Dynamic crushing and energy absorption of sandwich structures with combined geometry shell cores

• Dynamic crushing and energy absorption characteristics of sandwich structures with combined geometry (hemispherical cap and cylindrical segment) shell cores were investigated.
• Effect of confinement on crushing behavior was shown by conducting confined experiments at quasi-static and dynamic rates.
• Numerical model was developed in order to investigate inertia, strain rate sensitivity and effects of multilayering.
• Increase in impact velocity caused increase in inertial effects.
• Strain rate effects were nearly independent from impact velocity.

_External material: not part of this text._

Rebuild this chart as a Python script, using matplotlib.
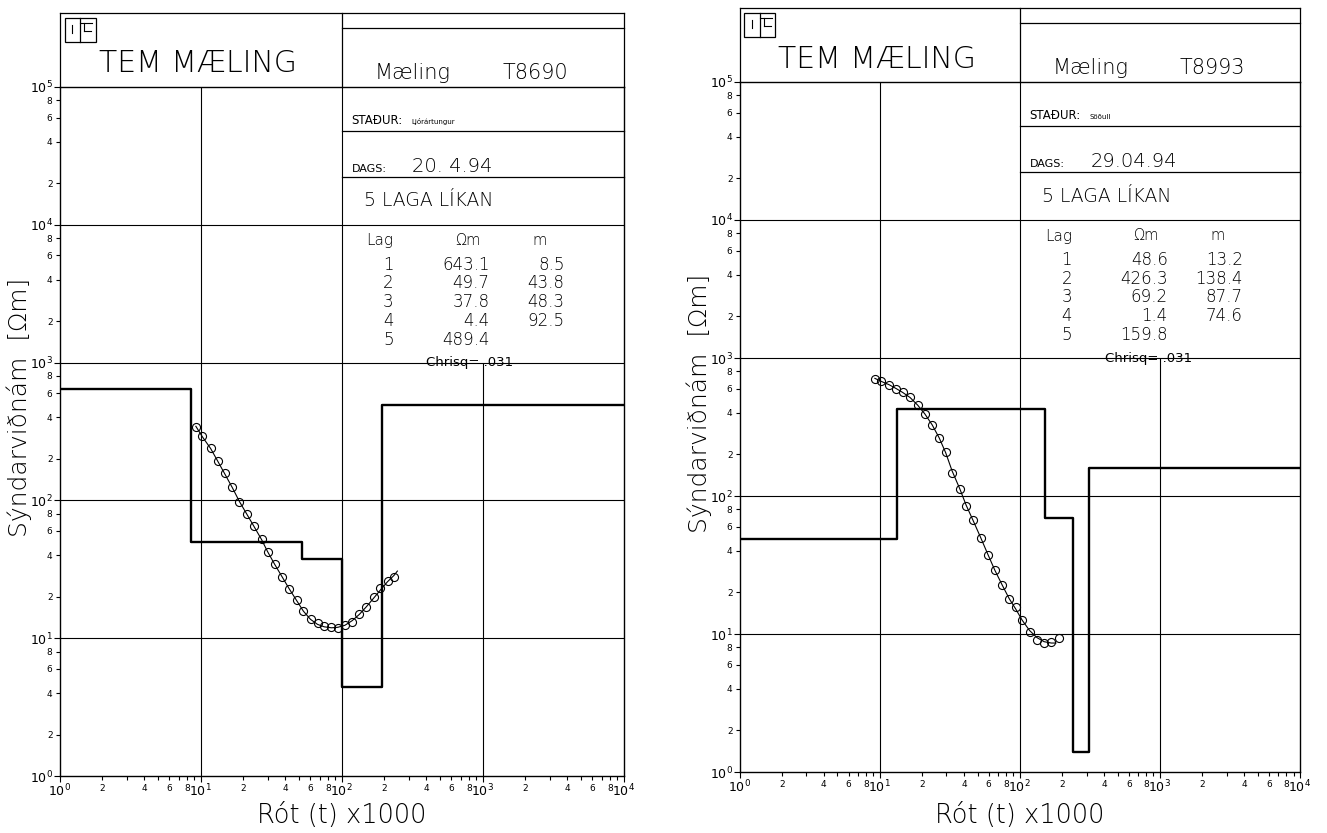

Dynamic crushing and energy absorption characteristics of sandwich structures with combined geometry shell cores were investigated experimentally and numerically. The effect of strain rate on the crushing behavior was presented by the crushing tests at quasi-static, intermediate and high strain rate regimes. It was shown that absorbed energy increased with increasing impact velocity. The effect of confinement on crushing behavior was shown by conducting confined experiments at quasi-static and dynamic rates. Higher buckling loads at lower deformation were observed in confined quasi-static crushing due to additional lateral support and friction provided by confinement wall. By using fictitious numerical models with strain rate insensitive material models, the effect of inertia and strain rate on crushing were shown. It was observed that, increase in impact velocity caused increase in inertial effects and strain rate effects were nearly independent from the impact velocity. The effects of multilayering were also investigated numerically.